Many historians, as the author notes in the introduction, will take exception to this thesis, and with good reason, but the chief problem with this study is its scholarship. First, the book is replete with factual errors. Some are small but annoying. For example, Patrick Henry's 1784 assessment proposal was not designed to support "a Christian Church" (p. 16) but all churches. The Supreme Court applied the First Amendment to the states in the 1940s not the "1920s" (p. 20). Before 1776 there were no "State governments" (p. 35) in the British colonies. Virginia instituted "statewide public education" after the Civil War, not "before 1805" (p. 63). As late as the 1790s "most of the states" no longer "supported established churches"(p. 81). Other mistakes directly affect the thesis. The seizure of the glebes in Virginia in 1802 followed relentless lobbying by evangelical Baptists, not "liberals" (p. 17). Nor could Virginia's churches gain "protection through incorporation" (p. 17) either then or later.

A more serious problem is the methodology. The lawyer eclipses the historian as McGarvie attempts to build a case for rooting libertarian thought in this era. Evidence that would dispute his conclusions is omitted or glossed over. Jefferson, for example, deserves more attention. Instead of "insisting that any official reference to God and his blessings violated the First Amendment" (p. 60) as McGarvie asserts, Jefferson in his inaugural addresses and in multiple statements to Congress appealed to God's providential guidance. Ideological warfare apparently took a holiday.
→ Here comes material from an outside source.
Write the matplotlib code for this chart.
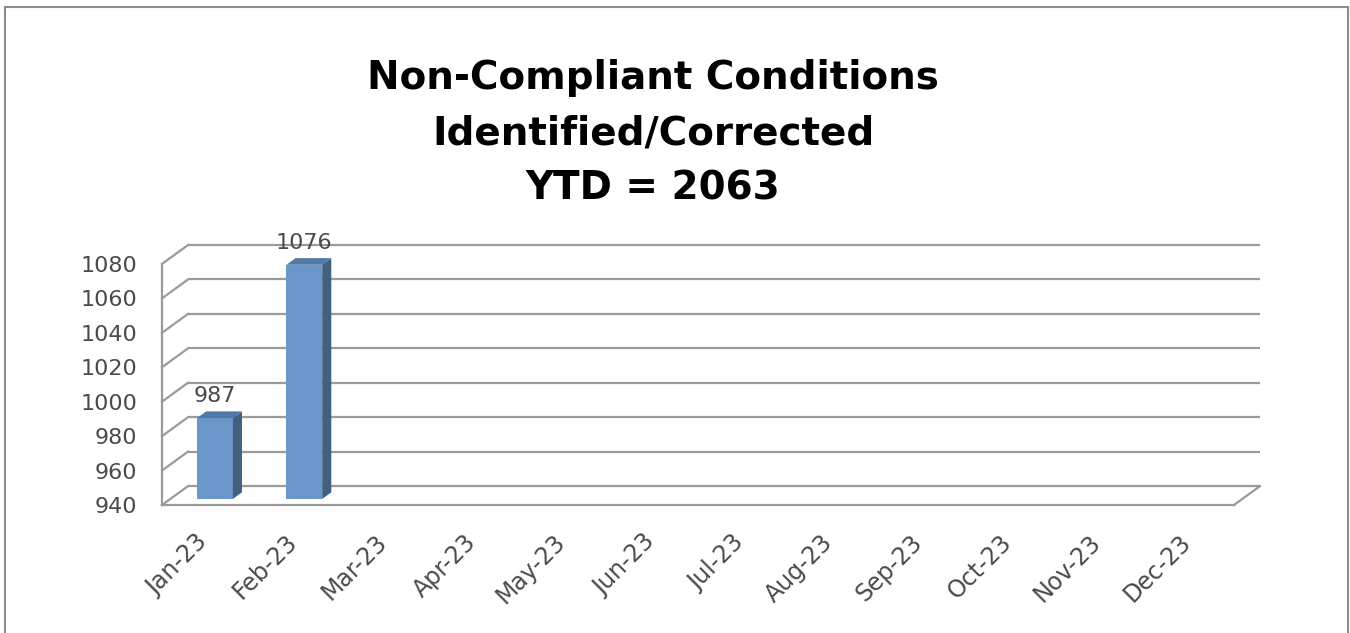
import matplotlib
matplotlib.use("Agg")
import matplotlib.pyplot as plt
from matplotlib.patches import Polygon, Rectangle
from matplotlib.transforms import ScaledTranslation

# ---- data ----
months = ["Jan-23", "Feb-23", "Mar-23", "Apr-23", "May-23", "Jun-23",
          "Jul-23", "Aug-23", "Sep-23", "Oct-23", "Nov-23", "Dec-23"]
values = [987, 1076]
y_ticks = [940, 960, 980, 1000, 1020, 1040, 1060, 1080]
title_lines = ["Non-Compliant Conditions", "Identified/Corrected", "YTD = 2063"]

# ---- style ----
W_PX, H_PX, DPI = 1350, 633, 100
grid_col = "#9a9a9a"
text_col = "#4a4a4a"
front_col = "#6a97c9"
side_col = "#42607f"
top_col = "#5079a8"

n = len(months)
ymin, ymax = y_ticks[0], y_ticks[-1]
DX = 26 / 89.25      # depth offset in category units
DY = 11.0            # depth offset in value units
f_depth = 0.32       # bar front position in depth
d_depth = 0.35       # bar depth
bar_w = 0.40

fig = plt.figure(figsize=(W_PX / DPI, H_PX / DPI), dpi=DPI)
left_px, right_px = 162, 1260
bottom_px, top_px = 505, 245
ax = fig.add_axes([left_px / W_PX, (H_PX - bottom_px) / H_PX,
                   (right_px - left_px) / W_PX, (bottom_px - top_px) / H_PX])
ax.set_xlim(0, n + DX)
ax.set_ylim(ymin, ymax + DY)
for s in ax.spines.values():
    s.set_visible(False)
ax.patch.set_visible(False)

lw = 1.6
# back wall gridlines and side wall diagonals
for v in y_ticks:
    ax.plot([DX, n + DX], [v + DY, v + DY], color=grid_col, lw=lw, zorder=1,
            solid_capstyle="butt", clip_on=False)
    ax.plot([0, DX], [v, v + DY], color=grid_col, lw=lw, zorder=1, clip_on=False)
# front vertical edge of side wall
ax.plot([0, 0], [ymin, ymax], color=grid_col, lw=lw, zorder=1, clip_on=False)
# floor front edge and right diagonal
ax.plot([0, n], [ymin, ymin], color=grid_col, lw=lw, zorder=1, clip_on=False)
ax.plot([n, n + DX], [ymin, ymin + DY], color=grid_col, lw=lw, zorder=1, clip_on=False)

# bars
for i, v in enumerate(values):
    x0 = i + 0.5 - bar_w / 2 + f_depth * DX
    x1 = x0 + bar_w
    yb = ymin + f_depth * DY
    yt = v + f_depth * DY
    ddx, ddy = d_depth * DX, d_depth * DY
    front = Polygon([(x0, yb), (x1, yb), (x1, yt), (x0, yt)], closed=True,
                    fc=front_col, ec="none", zorder=3, clip_on=False)
    side = Polygon([(x1, yb), (x1 + ddx, yb + ddy), (x1 + ddx, yt + ddy), (x1, yt)],
                   closed=True, fc=side_col, ec="none", zorder=3, clip_on=False)
    top = Polygon([(x0, yt), (x1, yt), (x1 + ddx, yt + ddy), (x0 + ddx, yt + ddy)],
                  closed=True, fc=top_col, ec="none", zorder=3, clip_on=False)
    for p in (front, side, top):
        ax.add_patch(p)
    ax.annotate(str(v), xy=((x0 + x1) / 2, yt + ddy), xytext=(0, 6.5),
                textcoords="offset points", ha="center", va="baseline",
                fontsize=16, color=text_col, zorder=4, annotation_clip=False)

# y ticks
ax.set_yticks(y_ticks)
ax.set_yticklabels([str(t) for t in y_ticks])
ax.tick_params(axis="y", length=0, pad=18, labelsize=16, labelcolor=text_col)

# x ticks
ax.set_xticks([i + 0.5 for i in range(n)])
ax.set_xticklabels(months, rotation=45, ha="right", va="top")
ax.tick_params(axis="x", length=0, pad=18, labelsize=17, labelcolor=text_col)
for lbl in ax.get_xticklabels():
    lbl.set_transform(lbl.get_transform() + ScaledTranslation(6 / DPI, 0, fig.dpi_scale_trans))

# title
for line, yc in zip(title_lines, [78, 133, 188]):
    fig.text(653 / W_PX, 1 - yc / H_PX, line, ha="center", va="center",
             fontsize=28, fontweight="bold", color="black")

# outer border
fig.add_artist(Rectangle((4.5 / W_PX, -0.05), (1347.5 - 4.5) / W_PX,
                         1 - 7.5 / H_PX + 0.05, transform=fig.transFigure,
                         fill=False, ec="#8c8c8c", lw=1.5))

fig.savefig("out.png", dpi=DPI, facecolor="white")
A third, even more serious problem: although this book contains abundant endnotes, wary readers should check the citations. secondary sources that contain little or no scholarly apparatus are cited as authoritative. Sometimes direct quotations are not in the cited source. For example, in discussing James Madison's amendment to George Mason's draft of the sixteenth article of the Declaration of Rights, the author quotes Richard Bernstein (Are We to Be a Nation? The Making of the Constitution, p. 56) that Madison's amendment intended "the idea of religious freedom as protected by the separation of church and state" (p. 57). Perhaps Madison intended this, but Bernstein does not say so, nor did Madison. At other times the cited sources contradict the author's claims. Arguing that Georgia's 1777 constitution exemplified the Revolutionary era's "shift to secular humanism," McGarvie states: "Parishes with names such as St. Paul, St. George, Christ Church, and St. James were renamed Richmond, Burke, Chatham, and Liberty Counties respectively"(p. 45). But his source (Benjamin Poore's, Federal and State Constitutions, 1:378) makes clear that Georgia's constitution did not rename (or secularize) Anglican parishes. Rather Georgia defined the territory of new counties by reference to existing parish boundaries. There is much more that is problematic about this book. When advocacy replaces scholarly objectivity, it renders the entire result suspect.

Reviewed by Thomas E. Buckley, S.J., professor of history at the Jesuit School of Theology and Graduate Theological Union, Berkeley, California. His most recent publication is "The Religious Rhetoric of Thomas Jefferson" in Daniel L. Dreisbach et al., eds., The Founders on God and Government (2004).